Britain's exit from the European Union may not take place until late 2019, it has been reported.

Britain's exit from the European Union may not take place until late 2019, it has been reported.

Following the appointment of her new government, Theresa May and her colleagues affirmed that Article 50 would have been invoked by the end of 2016 to start Britain’s two-year departure journey from the European Union.


The decision to trigger Article 50 before the end of this year has reportedly changed. The Sunday Times reported over the weekend, based on sources in London, that the process of leaving the EU will now not commence until late 2017 – nearly a year after the original date.


As triggering Article 50 formally starts Britain's departure from the EU, with negotiations to be concluded within 2-year timeframe, this announcement could see Britain stay a member of the EU until late 2019.

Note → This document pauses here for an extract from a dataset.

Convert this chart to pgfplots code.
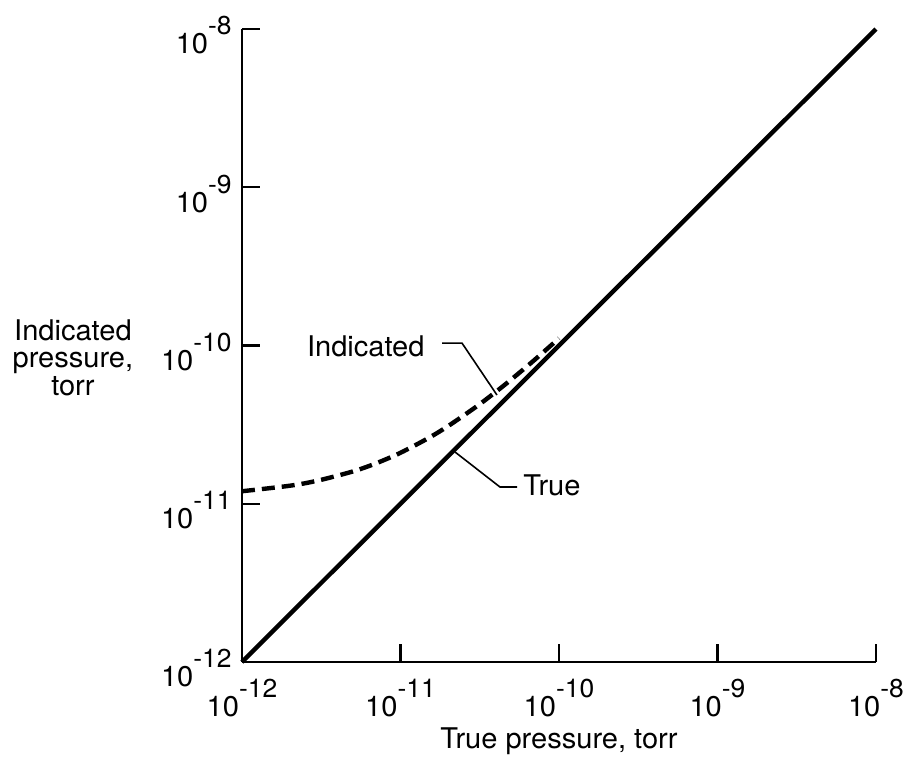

The delays are said to be driven by elections happening across the European continent, including those in France and Germany, casting a shadow over the identities of the future European negotiators.


Furthermore, the unpreparedness of the Whitehall departments, which were set up to specifically tackle the Brexit negotiations, is also claimed to be a factor delaying the triggering of Article 50.


Ms May had previously warned of the possibility that Article 50 will not be invoked this year and said that she had no intention in starting the formal process of departure from the EU until there was a coherent “UK approach” to negotiations.


A delay in the decision to begin the negotiations is also likely to have ramifications for the UK property market.


International property investors have already been experiencing the benefit of weak Sterling, with a large number of institutional property investments, such as Singaporean-based Centurion Group’s latest student accommodation investment, being rushed through the purchasing process in order to benefit.


Domestic purchasers are also experiencing greater access to lower borrowing costs, following the Bank of England’s decision to lower the base interest rate earlier this month.